The BDe 4/4 II were electric multiple units ("EMUs") especially built in the 1950s for the CFF line La-Plaine - Geneva. The line is electrified, not to Swiss standard, but to the Southern French 1.5 kV DC standard, so standard rolling stock could not be used.

History
The two special EMUs were delivered in 1956 and 1957 as BFe 4/4 II class numbers 881 and 882. In 1961 they were renumbered 1301 and 1302 and in 1963 reclassified to BDe 4/4 II.  They ran in three car trainsets with a light steel carriage and a driving car.

The BDE 4/4 IIs were underpowered, so broke down frequently and were often in the workshop under repair.  To maintain the service, the CFF had to use unusual solutions including diesel haulage.  Due to extensive electrification, the CFF does not possess many diesel locos.
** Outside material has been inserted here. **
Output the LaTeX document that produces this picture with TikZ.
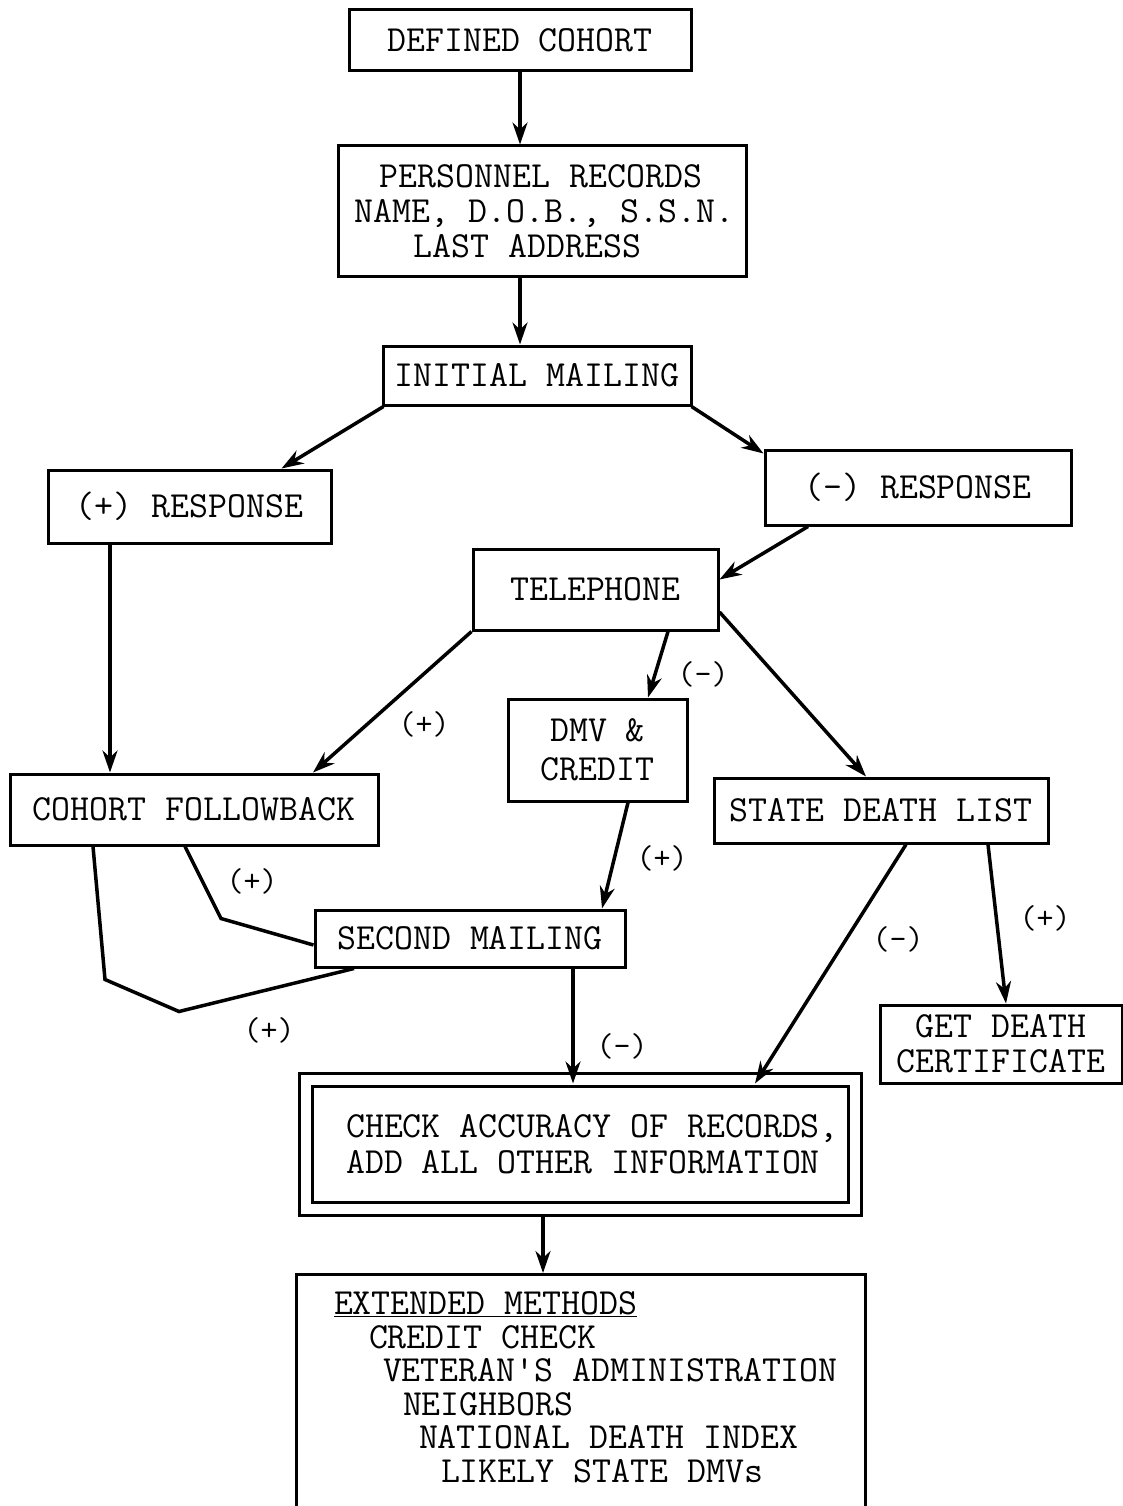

The first choice was  Am 4/4, (former V 200 class) but these too were unreliable forcing the occasional use of diesel Em 3/3 or quadruple voltage electric Ee 3/3IV shunting locomotives.  None of these locomotives permitted train heating which was a problem in winter.  In 1977, a light steel coach  (B 50 85 29-30 503) was fitted with a pantograph and switchgear to solve the problem.

In 1995 the la Plaine - Geneva service was upgraded and branded Rhône Express Régional.   After nearly 40 years of service, the venerable BDe 4/4 II were retired and replaced with new rolling stock.